Our empirical results demonstrate a meaningful speedup over serial MCMC. In the case of the Gaussian mixture model, we demonstrated a linear speedup. In the case of the probit model, the speedup was sublinear but, depending on the error tolerated, still substantial.

The speedup relative to serial MCMC depends on several factors, including the sampling algorithm, the optimization algorithm, and the parameters of both (e.g. proposal kernels, step size, number of samples, burn in). Further investigation of this high dimensional space is warranted.

(4) Predictive inference evaluation

As suggested by R2, predictive ability is a good evaluation strategy.
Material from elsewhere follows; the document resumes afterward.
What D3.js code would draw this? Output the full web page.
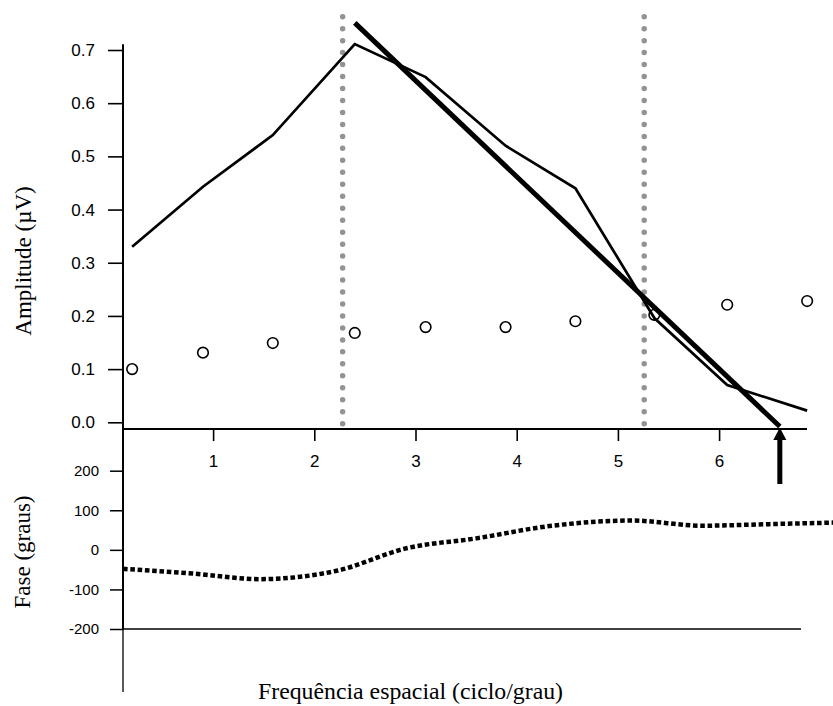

We deployed it for the mixture of Gaussians, where we showed greatly increased accuracy in estimating cluster comembership probabilities (Figure 3a).

(5) Error metric.

As R5 notes in the brief comment, other error metrics could be used. It's unclear which is best, and we believe ours is a reasonable choice. It has several desirable properties, including, most importantly, scale-freeness.

Theoretical Results:

(1) Blockwise concavity

We emphasized the blockwise concavity of the variational optimization problem as evidence of its tractability.

(2) Alternate relaxations

There are two challenges related to the relaxation: first, finding any relaxation (as the setup is different from classical variational Bayes problems) and, second, assessing the quality of the relaxation and its impact on performance (as R6 notes).

R6 makes a good point that the relaxation is an important choice within the algorithm. Finding any valid relaxation is difficult because the setup is different from classical variational Bayes. We will
add a remark about this in our paper.

Diagonal Matrix Aggregation:

To address R2's question about alternate decompositions, the choice of diagonal-based aggregation was motivated primarily by computational tractability. Alternate aggregation strategies based on, e.g., Cholesky decompositions, as suggested, would certainly be possible.